I’m Not That Girl
Growing up in the Midwest (the actual Midwest, not the Midwest that people from Ohio and Minnesotta claim is Midwest) it would surprise you to know that by the time I went to college, I’d had a fair amount of exposure to The Theat-ah thanks in no small part to my “aunts” (who aren’t really but that’s a topic for another blog) who made sure I saw every touring show that rolled 18 wheels into the downtown of where I lived.
I was always “chorus” or “ensemble” in the high-school plays and still my aunts would come to every show and meet me afterward to tell my friends and I how much they enjoyed it, often dragging their boyfriends in tow. My mom worded the evening shift in a hospital during this time and was more miss that hit in her attendance. I told myself that it didn’t matter- my aunts more than made up for the her absence. Which was mostly true.
I went to college about 45 minutes away from home and during one of my visits, I read in the paper that Les Miserables was going to be in town and I begged (no doubt an exaggeration here) for my mom to take me. She launched in with all the reasons why she didn’t want to go starting with cost (which was valid) and ending with just not having any interest in seeing it. Fast forward to summer and we’re standing in the kitchen when she mentions having seen Les Miz a few weeks earlier and how much she loooooovvvvveeedddd it. I don’t remember word for word what I said but remember feeling hurt over the whole thing. Several more years after that, when I brought the incident up to here in a context having to do with how abandoned I sometimes felt, she had sudden and complete amnesia. The kind of memory loss designed to make her feel better about an event about which she felt the twinges of guilt.
Yesterday was My mom’s birthday and I drove her from the OC to Hollywood to see Wicked at the Pantages on Hollywood Boulevard. I bought the tickets from a broker paying twice the face value for orchestra tickets- so worth it- she really enjoyed the show and deadpanned that she liked it “much better than Cats” and wanted to see it “again and again” (70’s SNL reference for any Gen Y’s reading this). After, we had dinner at a little restaurant that my mom went to during her stress-filled time in LA when my uncle was hospitalized for 2 weeks getting a valve replacement and a pacemaker. We didn’t know it at the time but click here to see pictures of where we ate: http://www.homelosfeliz.com/I’m only in California for two more days. It’s been a a great visit but I’m looking forward to the next leg of my trip Christmas Day to see the aunt who took me to see A Chorus Line when I was 12. Special note to her: Wicked plays at the Music Hall in 2008!
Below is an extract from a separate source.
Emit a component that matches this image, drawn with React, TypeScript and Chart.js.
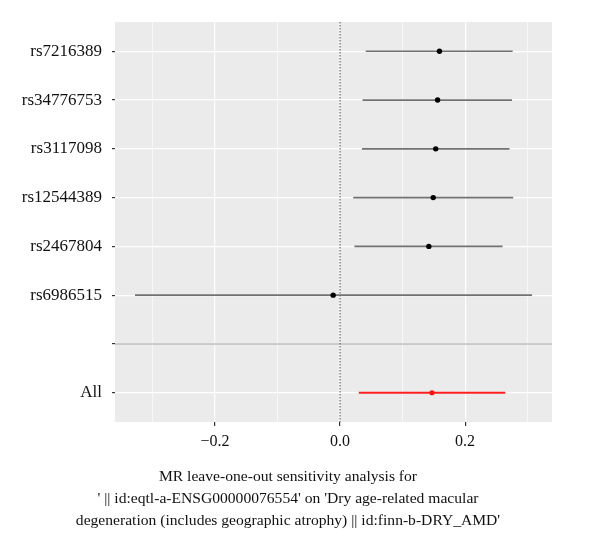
import React, { useEffect, useRef } from "react";
import { Chart, registerables } from "chart.js";
Chart.register(...registerables);

const snps = ["rs7216389", "rs34776753", "rs3117098", "rs12544389", "rs2467804", "rs6986515", "", "All"];
const estimates = [0.159, 0.156, 0.153, 0.149, 0.142, -0.011, null, 0.147];
const lower = [0.041, 0.036, 0.035, 0.021, 0.023, -0.328, null, 0.03];
const upper = [0.276, 0.275, 0.271, 0.277, 0.26, 0.307, null, 0.264];
const xMajorTicks = [-0.2, 0, 0.2];
const xMinorTicks = [-0.3, -0.1, 0.1, 0.3];
const xLimits = [-0.36, 0.339];
const yLimits = [-0.6, 7.6];
const separatorIndex = 6;
const titleLines = [
  "MR leave-one-out sensitivity analysis for",
  "' || id:eqtl-a-ENSG00000076554' on 'Dry age-related macular",
  "degeneration (includes geographic atrophy) || id:finn-b-DRY_AMD'",
];

const FONT = '"Liberation Serif", serif';
const isMajor = (v: number) => xMajorTicks.some((m) => Math.abs(m - v) < 1e-9);
const fmt = (v: number) => (Math.abs(v) < 1e-9 ? "0.0" : (v < 0 ? "\u2212" : "") + Math.abs(v).toFixed(1));

export default function App() {
  const ref = useRef<HTMLCanvasElement>(null);
  useEffect(() => {
    const canvas = ref.current!;
    const datasets: any[] = [];
    const allIdx = snps.indexOf("All");
    datasets.push({
      type: "scatter",
      data: snps.map((_, i) => (estimates[i] !== null && i !== allIdx ? { x: estimates[i], y: i } : null)).filter(Boolean),
      backgroundColor: "#000",
      borderColor: "#000",
      pointRadius: 2.7,
      borderWidth: 0,
    });
    datasets.push({
      type: "scatter",
      data: [{ x: estimates[allIdx], y: allIdx }],
      backgroundColor: "#ff1010",
      borderColor: "#ff1010",
      pointRadius: 2.6,
      borderWidth: 0,
    });
    snps.forEach((_, i) => {
      if (estimates[i] === null) return;
      datasets.push({
        type: "line",
        data: [
          { x: lower[i], y: i },
          { x: upper[i], y: i },
        ],
        borderColor: i === allIdx ? "#ff2020" : "#727272",
        borderWidth: i === allIdx ? 2 : 1.7,
        pointRadius: 0,
      });
    });
    datasets.push({
      type: "line",
      data: [
        { x: 0, y: yLimits[0] },
        { x: 0, y: yLimits[1] },
      ],
      borderColor: "#6a6a6a",
      borderWidth: 1.2,
      borderDash: [1.5, 1.5],
      pointRadius: 0,
    });
    datasets.push({
      type: "line",
      data: [
        { x: xLimits[0], y: separatorIndex },
        { x: xLimits[1], y: separatorIndex },
      ],
      borderColor: "#bdbdbd",
      borderWidth: 1.5,
      pointRadius: 0,
    });

    const chart = new Chart(canvas, {
      type: "scatter",
      data: { datasets },
      options: {
        animation: false,
        responsive: false,
        devicePixelRatio: 1,
        layout: { padding: { top: 22, right: 48, left: 0, bottom: 0 } },
        plugins: { legend: { display: false }, tooltip: { enabled: false } },
        scales: {
          x: {
            type: "linear",
            min: xLimits[0],
            max: xLimits[1],
            afterBuildTicks: (s: any) => {
              s.ticks = [...xMajorTicks, ...xMinorTicks].sort((a, b) => a - b).map((v) => ({ value: v }));
            },
            afterFit: (s: any) => {
              s.height = 123;
            },
            border: { display: false },
            grid: {
              color: "#ffffff",
              lineWidth: (c: any) => (isMajor(c.tick?.value) ? 1.2 : 0.6),
              tickColor: (c: any) => (isMajor(c.tick?.value) ? "#333333" : "rgba(0,0,0,0)"),
              tickLength: 4,
              drawTicks: true,
            },
            ticks: {
              autoSkip: false,
              maxRotation: 0,
              padding: 6,
              color: "#111",
              font: { family: FONT, size: 16 },
              callback: (v: any) => (isMajor(Number(v)) ? fmt(Number(v)) : ""),
            },
          },
          y: {
            type: "linear",
            min: yLimits[0],
            max: yLimits[1],
            reverse: true,
            afterBuildTicks: (s: any) => {
              s.ticks = snps.map((_, i) => ({ value: i }));
            },
            afterFit: (s: any) => {
              s.width = 115;
            },
            border: { display: false },
            grid: {
              color: "#ffffff",
              lineWidth: 1.2,
              tickColor: "#333333",
              tickLength: 3,
            },
            ticks: {
              autoSkip: false,
              padding: 10,
              color: "#111",
              font: { family: FONT, size: 17 },
              callback: (v: any) => snps[Number(v)] ?? "",
            },
          },
        },
      },
      plugins: [
        {
          id: "panelBg",
          beforeDraw: (c: any) => {
            const { ctx, chartArea: a } = c;
            ctx.save();
            ctx.fillStyle = "#ebebeb";
            ctx.fillRect(a.left, a.top, a.right - a.left, a.bottom - a.top);
            ctx.restore();
          },
        },
        {
          id: "xTitle",
          afterDraw: (c: any) => {
            const { ctx } = c;
            ctx.save();
            ctx.fillStyle = "#111";
            ctx.font = `15.6px ${FONT}`;
            ctx.textAlign = "center";
            ctx.textBaseline = "middle";
            const ys = [477, 499, 521];
            titleLines.forEach((t, i) => ctx.fillText(t, 288, ys[i]));
            ctx.restore();
          },
        },
      ],
    } as any);
    return () => chart.destroy();
  }, []);
  return (
    <div style={{ position: "absolute", left: 0, top: 0, width: 600, height: 545, background: "#fff" }}>
      <canvas ref={ref} width={600} height={545} style={{ display: "block" }} />
    </div>
  );
}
Loved Les Miz and Cats… Hope to see wicked… Give me a shout and let me know how Wicked was. I heard it is Fantastic. Hope you have a GREAT Christmas and a Wonderful, Prosperous New Year.
Jonna
Jenn,
I not a Broadway play guy. I’ve seen Cats, Phantom of the Opera, Footloose, and one or two others. Can’t say I enjoyed any of them, but I’d be happy to check out Wicked with you. We just need to stop at a bar first.
Let me know.
Tim
Memrees, allaloneinthemoooonlite…
Sometimes, your uncle and I comment on how we remember the same moments in our past VERY differently.
I NEVER liked Les Mizzzz. NEVER. Saw it once and put it on my noneveragain list. Liked only one song in it. Didn’t like the story when I read the book. Maybe it was some other show? Memreees, like the corners of my mind. Misteewatercolored memrees la la la la la…
I have much to feel guilty about. But I will truly remember this Wicked birthday as my best so far except for that one back in 1969 trying to figure out how to breast feed.
“Growing up in the Midwest (the actual Midwest, not the Midwest that people from Ohio and Minnesota claim is Midwest)”
Where I grew up in Northeast Ohio where we would get 90-100″ of snow each year, we had no illusions that we were “Midwest”. No, we thought we had our own little section of the world called the “north coast”. I actually believe such a place existed until I was 25.